While researching his first book, “Sacred Treasure: The Cairo Genizah,” Glickman discovered that the “genizah,” a depository of manuscripts found in an ancient synagogue, revealed how Medieval Egyptian Jews and Muslims, “believe it or not,” he said, got along despite their religious differences.

“Jews spoke Arabic as their first language and were often close friends with their Muslim neighbors,” Glickman said, “and every once in a while, they got married. It was scandalous, but it happened.

“This inclusivity thing, my friends, it’s not rocket science. I know that you’ll join me in my prayer that one day, God willing, someday soon, the entire world will be imbued with the kind of respect and dignity that people can afford to one another like they did so many years ago.”

The Rev. Jane Riecke, senior pastor of University United Methodist Church, told how she was the only child of parents who loved education and history and often traveled.

“As a white Christian, I had predominance in the culture and many, many benefits to that,” she said.

Her passion for traveling and learning has taken her around the world, she said, and those experiences gave her a greater sense of inclusivity.

“How can you travel and not want to know who your neighbor is that you are sitting next to in a café or an airplane?” she said. “It makes you want to know ‘the other.’ ”

But, Riecke confessed, she had never participated in a Martin Luther King Jr. march until that day.

“I’m ashamed that this was the first time,” she said. “It made me realize how much I have lived in that privileged place, and, though I loved my neighbor and wanted the best for them, I have done little to stand up verbally for them, to make a way for them, to reach out my hand to them. I believe that more Christians need to stand up and do the same.”

The Rev. John Blewitt, a Presbyterian minister, said that as a Christian, he is “deeply grateful for Emrah’s work. I’ve appreciated how Atlas has made consistent efforts to reach out to invite Christians and Jews to become friends and appreciate each other’s cultures and faith traditions. We’re all brothers and sisters.”

Edgar Cage, a leader in the Together Baton Rouge movement and an Episcopalian, said, “I think it was very good, very important and very fitting, because as a people, we have to set aside our differences and come together and work for the common good. We have to bring people who are not like us into our horizons so we can learn from each other.”

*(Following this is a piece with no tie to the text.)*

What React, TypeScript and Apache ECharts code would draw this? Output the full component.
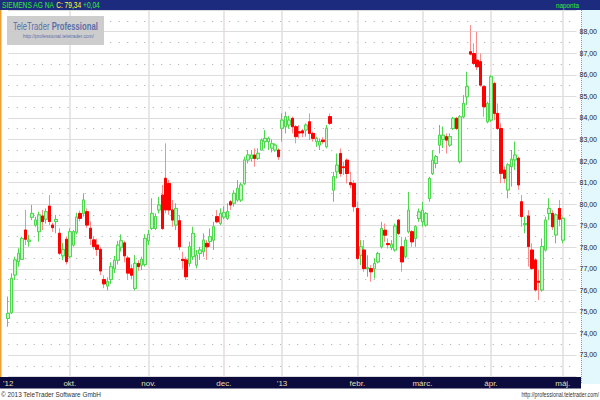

The Rev. Steve J. Crump, senior minister of the Unitarian Church of Baton Rouge and one of the Interfaith Federation’s earliest members, said the meeting was “a wonderful expression of the diversity of Baton Rouge and our region.

“I think often the diversity of the region is understated and not fully recognized,” Crump said. “In the great spirit of interfaith work, this is a microcosm of this region. We’re not homogeneous, and really, we never really were.”

Crump suggested one way to improve the public’s knowledge of other faith groups is to teach religion courses in the school system “without promoting certain religious ideas. I see nothing wrong with learning about religions in the public schools because it is part of culture, it is part of language, it is part of learning about the world and its people but not proselytizing.”